WHAT THE EXERCISE ASKS>
Starting at the first line of the listing below, repeat each line exactly until the line containing "import * as", which you include. Leave out pictures.

___ SUPPLIED INFORMATION

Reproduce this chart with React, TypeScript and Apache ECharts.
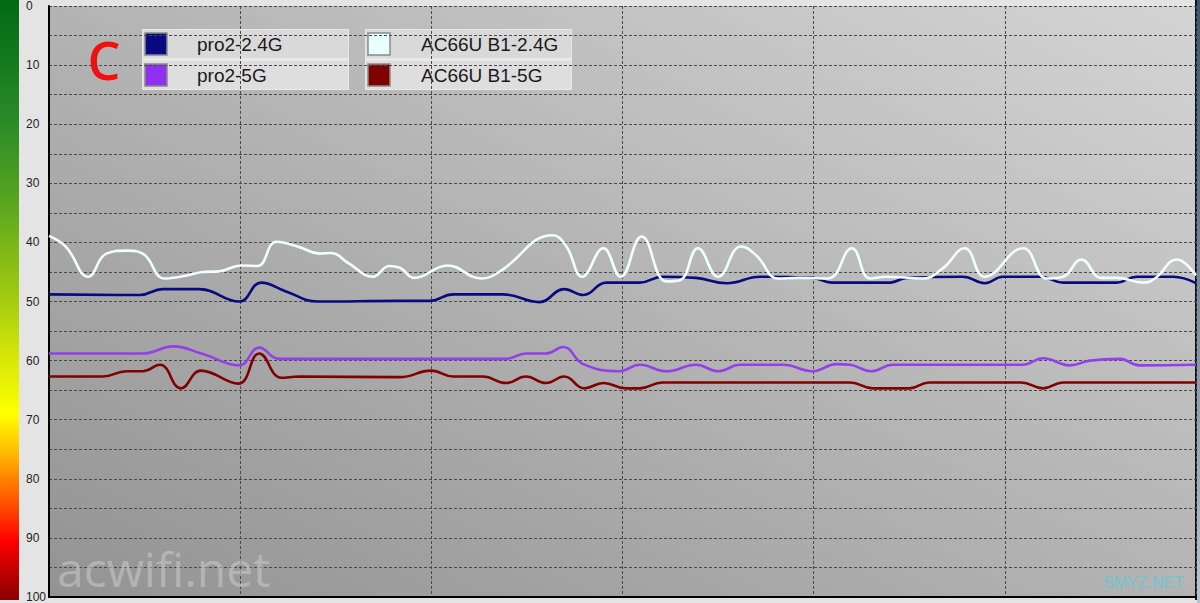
import React, { useEffect, useRef } from "react";
import * as echarts from "echarts";

// [time, value] samples
const pro24: [number, number][] = [
  [0, 48.8], [9.5, 48.9], [11.9, 47.9], [15.7, 47.9], [19.9, 50], [22.2, 46.8], [24.8, 48.3],
  [28.1, 50], [36.7, 49.9], [39.8, 49.9], [42.3, 48.8], [47.5, 48.8], [51.3, 50.1], [53.9, 47.9],
  [55.9, 48.9], [58.3, 46.8], [61.8, 46.8], [64.2, 45.8], [67.7, 46], [70.9, 46.9], [74.4, 45.8],
  [79.9, 46], [81.9, 46.8], [88.0, 46.8], [89.7, 46], [95.6, 45.8], [97.9, 46.9], [99.8, 45.8],
  [103.7, 45.8], [106.1, 46.8], [111.7, 46.8], [113.8, 45.8], [117.6, 45.8], [120, 46.9],
];
const pro5: [number, number][] = [
  [0, 58.8], [9.8, 58.8], [13.0, 57.6], [16.1, 58.9], [19.9, 60.8], [22.0, 57.8], [24.1, 59.7],
  [47.8, 59.7], [49.9, 58.8], [52.0, 58.8], [53.8, 57.7], [55.9, 60.6], [59.7, 61.8], [61.8, 60.7],
  [64.6, 61.8], [67.7, 60.7], [70.0, 61.8], [72.3, 60.7], [76.8, 60.7], [79.9, 61.8], [82.4, 60.6],
  [83.8, 60.7], [86.0, 61.8], [88.3, 60.7], [101.9, 60.7], [104.0, 59.6], [106.8, 60.8],
  [108.9, 60], [112.0, 59.7], [114.1, 60.8], [120, 60.7],
];
const ac24: [number, number][] = [
  [0, 38.9], [1.8, 40.8], [4.1, 45.8], [6.0, 41.9], [8.1, 41.4], [9.8, 41.9], [12.1, 46.1],
  [14.4, 45.6], [16.1, 45], [17.8, 44.9], [20.1, 43.9], [21.8, 44], [23.8, 39.9], [26.2, 40.8],
  [28.3, 41.9], [29.5, 41.8], [31.4, 43.6], [33.9, 45.8], [35.6, 44], [36.7, 44.3], [38.2, 46],
  [41.7, 43.9], [45.2, 46.1], [47.1, 45], [52.7, 38.8], [54.1, 40.6], [55.8, 45.8], [58.0, 41],
  [59.8, 45.8], [62.0, 39], [64.6, 46.6], [66.0, 46.4], [67.9, 41], [70.0, 45.8], [72.4, 40.7],
  [74.0, 42.2], [76.3, 46.1], [78.5, 46], [81.5, 46.1], [84.0, 41], [85.9, 46.1], [87.6, 45.8],
  [91.4, 46.1], [93.5, 44.4], [95.8, 41], [97.9, 45.8], [101.9, 41], [104.4, 46.1], [106.1, 45.8],
  [108.0, 42.9], [110.1, 46], [111.7, 46], [114.5, 46.8], [115.7, 46.1], [118.0, 42.9], [120, 45.6],
];
const ac5: [number, number][] = [
  [0, 62.7], [5.6, 62.7], [8.1, 61.8], [9.8, 61.8], [11.6, 60.7], [13.8, 64.7], [15.9, 61.7],
  [19.8, 63.9], [22.0, 58.8], [24.3, 62.9], [26.2, 62.7], [36.7, 62.8], [40.0, 61.7], [42.3, 62.7],
  [45.4, 62.7], [47.8, 63.8], [49.9, 62.7], [52.0, 63.8], [53.9, 62.7], [56.0, 64.7], [58.0, 63.8],
  [60.4, 64.7], [61.8, 64.7], [64.2, 63.7], [83.8, 63.7], [86.2, 64.7], [90.0, 64.7], [92.1, 63.7],
  [101.7, 63.7], [104.0, 64.7], [106.1, 63.7], [120, 63.7],
];

const seriesNames = ["pro2-2.4G", "pro2-5G", "AC66U B1-2.4G", "AC66U B1-5G"];
const seriesColors = ["#0a0a80", "#9440e8", "#f0ffff", "#800000"];
const swatchColors = ["#0a0a80", "#9030f0", "#e8ffff", "#800000"];
const yTicks = { min: 0, max: 100, interval: 10 };
const xTicks = { min: 0, max: 120, interval: 20 };

export default function App() {
  const ref = useRef<HTMLDivElement>(null);
  useEffect(() => {
    document.body.style.margin = "0";
    const chart = echarts.init(ref.current!, null, { renderer: "svg" });
    const dash = { color: "#4a4a4a", type: [3, 2] as any, width: 1 };
    const legendItem = (bx: number, by: number, idx: number, textX: number) => [
      {
        type: "rect",
        shape: { x: bx, y: by, width: 22, height: 22 },
        style: { fill: swatchColors[idx], stroke: "#8a8a8a", lineWidth: 1.5 },
      },
      {
        type: "text",
        x: textX,
        y: by + 11,
        style: {
          text: seriesNames[idx],
          fill: "#1a1a1a",
          font: '19px "Liberation Sans", Arial, sans-serif',
          textVerticalAlign: "middle",
          verticalAlign: "middle",
        },
      },
    ];
    const legendBox = (x: number, a: number, b: number, textX: number) => [
      { type: "rect", shape: { x, y: 29, width: 207, height: 61 }, style: { fill: "#e8e8e8" } },
      { type: "rect", shape: { x: x + 1, y: 30, width: 205, height: 28 }, style: { fill: "#d9d9d9" } },
      { type: "rect", shape: { x: x + 1, y: 61, width: 205, height: 28 }, style: { fill: "#dedede" } },
      ...legendItem(x + 3, 33, a, textX),
      ...legendItem(x + 3, 64, b, textX),
    ];
    const mk = (name: string, data: [number, number][], color: string) => ({
      name,
      type: "line",
      data,
      smooth: 0.45,
      showSymbol: false,
      symbol: "none",
      lineStyle: { color, width: 2.6 },
      itemStyle: { color },
    });
    chart.setOption({
      animation: false,
      backgroundColor: "#e4e4e4",
      grid: {
        left: 49,
        right: 4,
        top: 0,
        bottom: 3,
        show: true,
        borderWidth: 0,
        backgroundColor: new echarts.graphic.LinearGradient(1, 0, 0, 1, [
          { offset: 0, color: "#d4d4d4" },
          { offset: 1, color: "#939393" },
        ]),
      },
      legend: { show: false, data: seriesNames },
      xAxis: {
        type: "value",
        ...xTicks,
        axisLabel: { show: false },
        axisTick: { show: false },
        axisLine: { show: true, onZero: false, lineStyle: { color: "#000", width: 2 } },
        splitLine: { show: true, lineStyle: dash },
      },
      yAxis: {
        type: "value",
        inverse: true,
        ...yTicks,
        axisLine: { show: true, lineStyle: { color: "#000", width: 2 } },
        axisTick: { show: false },
        axisLabel: {
          color: "#222",
          fontSize: 12,
          fontFamily: '"Liberation Sans", Arial, sans-serif',
          align: "left",
          verticalAlign: "middle",
          padding: [0, 0, 5, 0],
          margin: 23,
        },
        splitLine: { show: true, lineStyle: dash },
        minorTick: { show: false, splitNumber: 2 },
        minorSplitLine: { show: true, lineStyle: dash },
      },
      series: [
        mk(seriesNames[0], pro24, seriesColors[0]),
        mk(seriesNames[1], pro5, seriesColors[1]),
        mk(seriesNames[3], ac5, seriesColors[3]),
        mk(seriesNames[2], ac24, seriesColors[2]),
      ],
      graphic: [
        {
          type: "rect",
          shape: { x: 0, y: 0, width: 19, height: 600 },
          style: {
            fill: new echarts.graphic.LinearGradient(0, 0, 0, 1, [
              { offset: 0, color: "#006a14" },
              { offset: 0.2, color: "#2a8a28" },
              { offset: 0.33, color: "#56a420" },
              { offset: 0.5, color: "#a4cc10" },
              { offset: 0.6, color: "#d8e808" },
              { offset: 0.69, color: "#ffff00" },
              { offset: 0.75, color: "#ffc000" },
              { offset: 0.8, color: "#ff8000" },
              { offset: 0.86, color: "#ff3800" },
              { offset: 0.9, color: "#ff0000" },
              { offset: 1, color: "#880000" },
            ]),
          },
        },
        {
          type: "rect",
          shape: { x: 1195, y: 0, width: 2, height: 600 },
          style: { fill: "#111" },
        },
        {
          type: "rect",
          shape: { x: 1197, y: 0, width: 3, height: 603 },
          style: {
            fill: new echarts.graphic.LinearGradient(0, 0, 0, 1, [
              { offset: 0, color: "#3a5674" },
              { offset: 1, color: "#b8c4d0" },
            ]),
          },
        },
        ...legendBox(142, 0, 1, 197),
        ...legendBox(365, 2, 3, 421),
        {
          type: "text",
          x: 104,
          y: 59,
          style: {
            text: "C",
            fill: "#f01010",
            font: '600 52px "Open Sans", sans-serif',
            textAlign: "center",
            align: "center",
            textVerticalAlign: "middle",
            verticalAlign: "middle",
          },
        },
        {
          type: "text",
          x: 57,
          y: 568,
          z: 10,
          style: {
            text: "acwifi.net",
            fill: "rgba(205,205,205,0.55)",
            font: '48px "Open Sans", sans-serif',
            verticalAlign: "middle",
            textVerticalAlign: "middle",
            shadowColor: "rgba(0,0,0,0.25)",
            shadowBlur: 3,
            shadowOffsetX: 2,
            shadowOffsetY: 2,
          },
        },
        {
          type: "text",
          x: 1103,
          y: 582,
          z: 10,
          style: {
            text: "SMYZ.NET",
            fill: "rgba(95,200,215,0.8)",
            font: '16px "Liberation Sans", Arial, sans-serif',
            verticalAlign: "middle",
            textVerticalAlign: "middle",
          },
        },
      ],
    });
    return () => chart.dispose();
  }, []);
  return <div ref={ref} style={{ position: "fixed", left: 0, top: 0, width: 1200, height: 603 }} />;
}
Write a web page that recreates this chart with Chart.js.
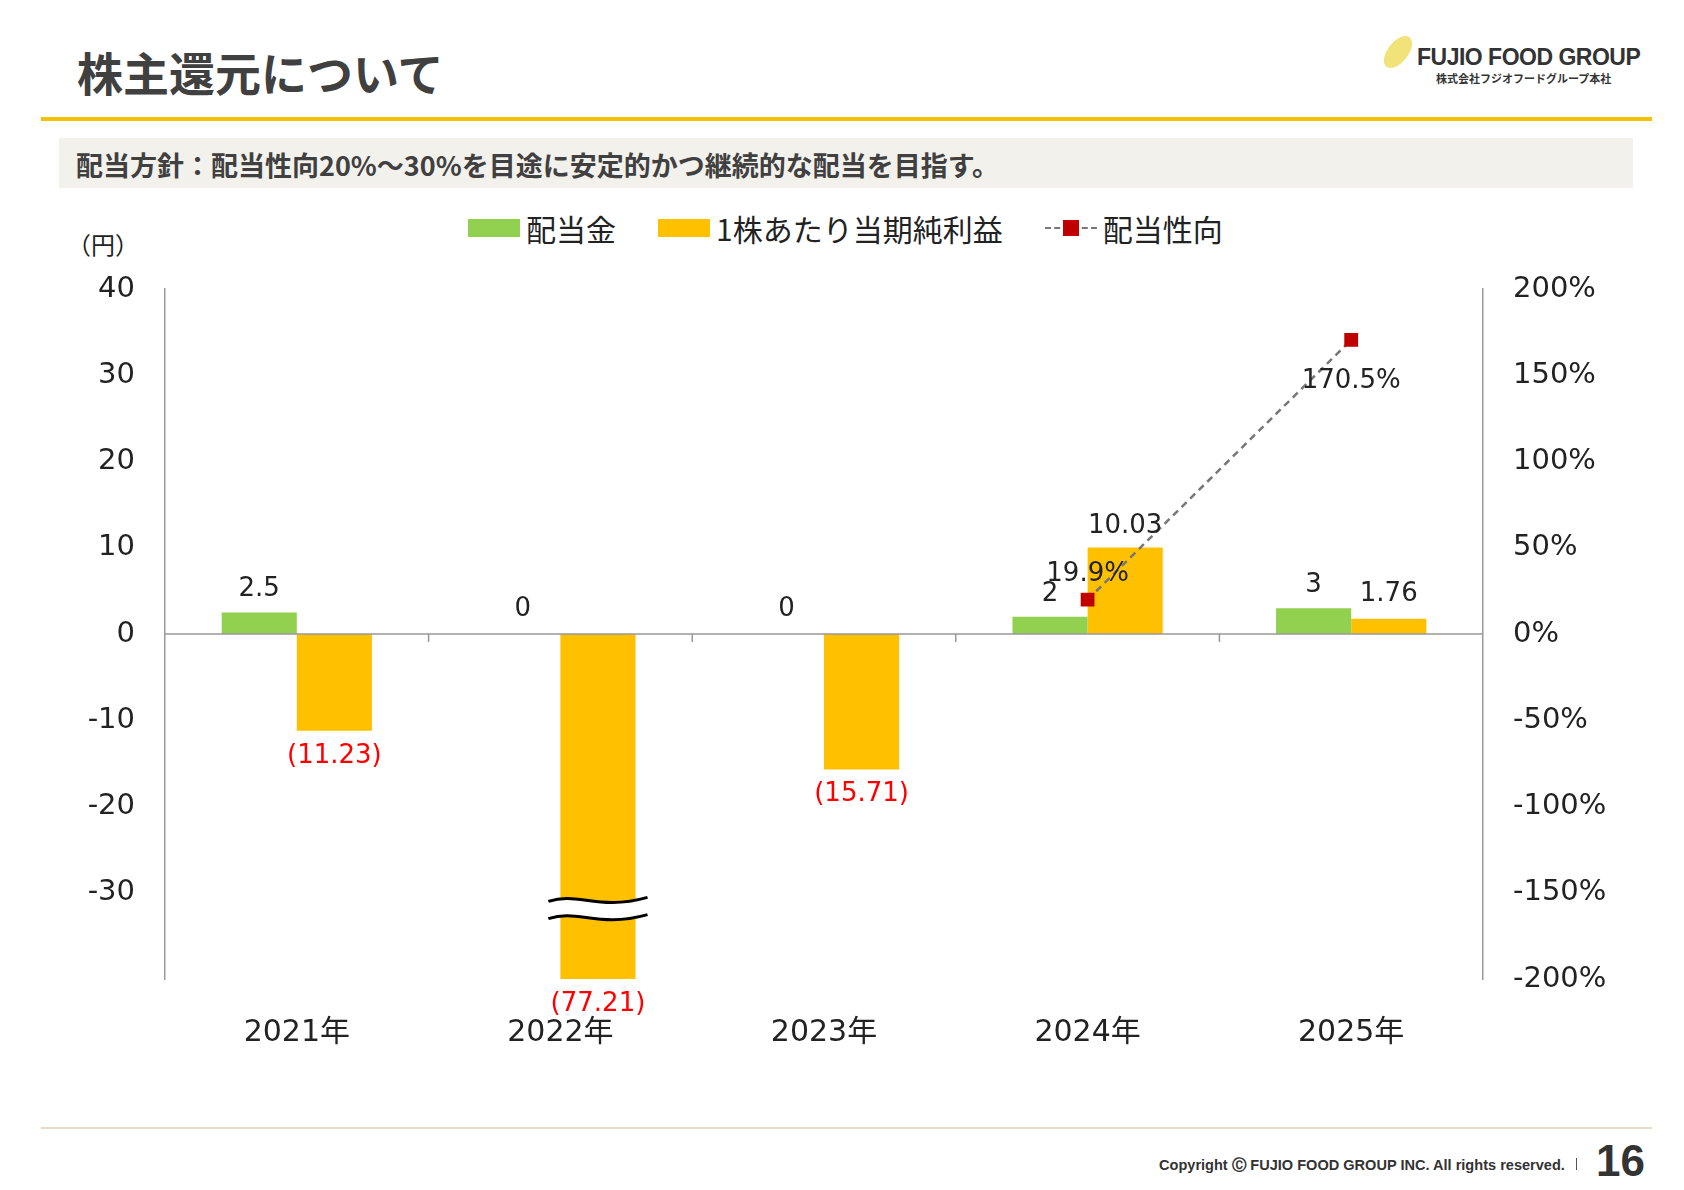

______

TASK OUTPUT>
Reproduce this chart with React, TypeScript and Apache ECharts.
import React, { useEffect, useRef } from "react";
import * as echarts from "echarts";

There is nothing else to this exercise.